The curriculum changed drastically when I arrived at Long Beach Junior High, landing in Mrs. Hood's 7th grade World History class. For a budding history geek, that classroom was mind blowing, and her class was responsible for a good portion of the frivolous (but interesting - at least to me) minutiae still rattling around my head.

  • The discovery of the fossilized remains of Lucy, which occurred less than 10 years prior, proved the earliest hominids walked upright.
  • The Code of Hammurabi is one of the earliest, most complete, and draconian (with literal eye for an eye penalties) law codes in existence.
  • The Buddha's real name was Siddhartha Gautama.

Together, Mrs. Hood and our class stepped through all the major ancient civilizations surrounding the Nile, Mesopotamia, and the Indus Valley. And it wasn't all lectures. For one group assignment, Mike and I were teamed up and tasked with creating a clay sculpture of the Sphinx. Initially, we groaned at this project given neither of us had dorked around with clay since kindergarten. But we dove into the task - he worked on the body, and I had to craft the head.
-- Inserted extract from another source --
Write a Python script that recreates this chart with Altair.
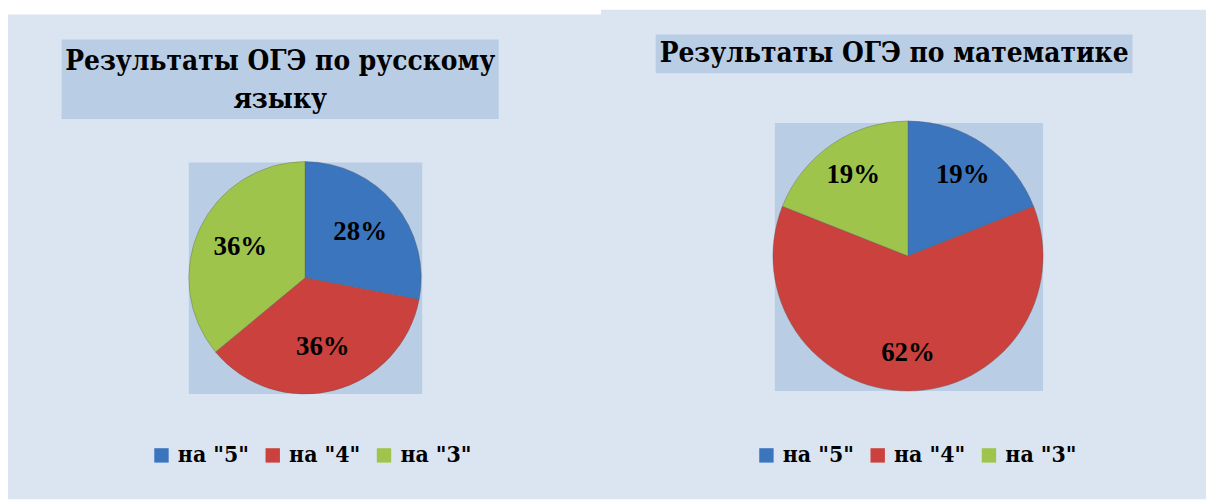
import altair as alt
import pandas as pd

CATEGORIES = ['на "5"', 'на "4"', 'на "3"']
RUS_VALUES = [28, 36, 36]
MATH_VALUES = [19, 62, 19]
COLORS = ["#3a75be", "#cb413d", "#9fc44c"]
TITLE_RUS = ["Результаты ОГЭ по русскому", "языку"]
TITLE_MATH = "Результаты ОГЭ по математике"

TFONT = "DejaVu Serif Condensed"
LFONT = "Liberation Serif"
BG = "#dbe5f1"
BOX = "#b9cde5"


def one():
    return alt.Data(values=[{"k": 1}])


def panel(values, title, pw, ph, bg_top, box, square, center, r, label_r,
          legend_x, legend_y, title_y, line_h):
    df = pd.DataFrame({
        "cat": CATEGORIES,
        "value": values,
        "idx": list(range(len(values))),
        "label": [f"{v}%" for v in values],
    })
    bg = alt.Chart(one()).mark_rect(color=BG).encode(
        x=alt.value(0), x2=alt.value(pw), y=alt.value(bg_top), y2=alt.value(ph))
    tbox = alt.Chart(one()).mark_rect(color=BOX).encode(
        x=alt.value(box[0]), x2=alt.value(box[1]), y=alt.value(box[2]), y2=alt.value(box[3]))
    ttext = alt.Chart(one()).mark_text(
        font=TFONT, fontSize=28, fontWeight="bold", color="black",
        baseline="middle", align="center", lineHeight=line_h).encode(
        x=alt.value((box[0] + box[1]) / 2), y=alt.value(title_y), text=alt.value(title))
    sq = alt.Chart(one()).mark_rect(color=BOX).encode(
        x=alt.value(square[0]), x2=alt.value(square[1]), y=alt.value(square[2]), y2=alt.value(square[3]))
    color = alt.Color("cat:N", scale=alt.Scale(domain=CATEGORIES, range=COLORS),
                      legend=alt.Legend(
                          title=None, orient="none", legendX=legend_x, legendY=legend_y,
                          direction="horizontal", symbolType="square", symbolSize=210,
                          symbolStrokeWidth=0, labelFont=TFONT, labelFontSize=23,
                          labelFontWeight="bold", labelColor="black", labelOffset=5,
                          columnPadding=12, labelLimit=200))
    base = alt.Chart(df).encode(
        theta=alt.Theta("value:Q", stack=True),
        order=alt.Order("idx:Q"),
    )
    arc = base.mark_arc(outerRadius=r, stroke="#5a5a5a", strokeOpacity=0.35, strokeWidth=1).encode(
        color=color, x=alt.value(center[0]), y=alt.value(center[1]))
    lbl = base.mark_text(radius=label_r, font=LFONT, fontSize=27, fontWeight="bold",
                         color="black").encode(
        text="label:N", x=alt.value(center[0]), y=alt.value(center[1]))
    return alt.layer(bg, tbox, ttext, sq, arc, lbl).properties(width=pw, height=ph)


left = panel(RUS_VALUES, TITLE_RUS, 597, 493, 5,
             (54, 494, 30, 110), (182, 417, 154, 387), (299, 270), 117, 72,
             143, 437, 53, 38)
right = panel(MATH_VALUES, TITLE_MATH, 609, 493, 0,
              (55, 535, 25, 64), (175, 445, 114, 384), (309, 248), 136, 98,
              155, 437, 45, 38)

chart = alt.hconcat(left, right, spacing=0).resolve_scale(color="independent").properties(
    padding=0, background="white"
).configure_view(stroke=None, fill=None).configure_concat(spacing=0)

chart.save("out.html", embed_options={"renderer": "svg", "actions": False})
I surprised myself, finding I'd produced a decent facsimile of the iconic sculpture (in my opinion), and I was very proud of my creation. However, our collaboration wasn't that great, and we failed to check in with each other on a regular basis. When Mike and I brought the two components together, laying them side by side, a glaring problem became evident.

"Wayne, man, you made that dumb head too small!" I'm, of course, thinking the opposite.

"What?! Pfft. No way, loser! That body is just waay too big." This back and forth went on like a vaudeville comedy skit as neither of us would relent. After a continued, escalating exchange, Mike summarily ended the argument.

"No! This dumb head of yours. IS. TOO. SMALL!" With that, he crushed my carefully and intricately crafted sculpture with his fist.

Fifty-year-old me would have strung together a string of ear-searing expletives, but eleven-year-old me was just shocked speechless and almost in tears. I was very proud of my Sphinx head.

It was the first time, and to my recollection, the last time Mike and I were at odds. We eventually patched things up and managed to turn in a successful joint project with properly proportioned body parts. Today, we'll occasionally ping each other with interesting historical factoids we come across. 

A life-long friendship and love for all things historical were forged in a classroom with a highly contested clay sculpture, along with Buddha, Hammurabi, and of course Lucy.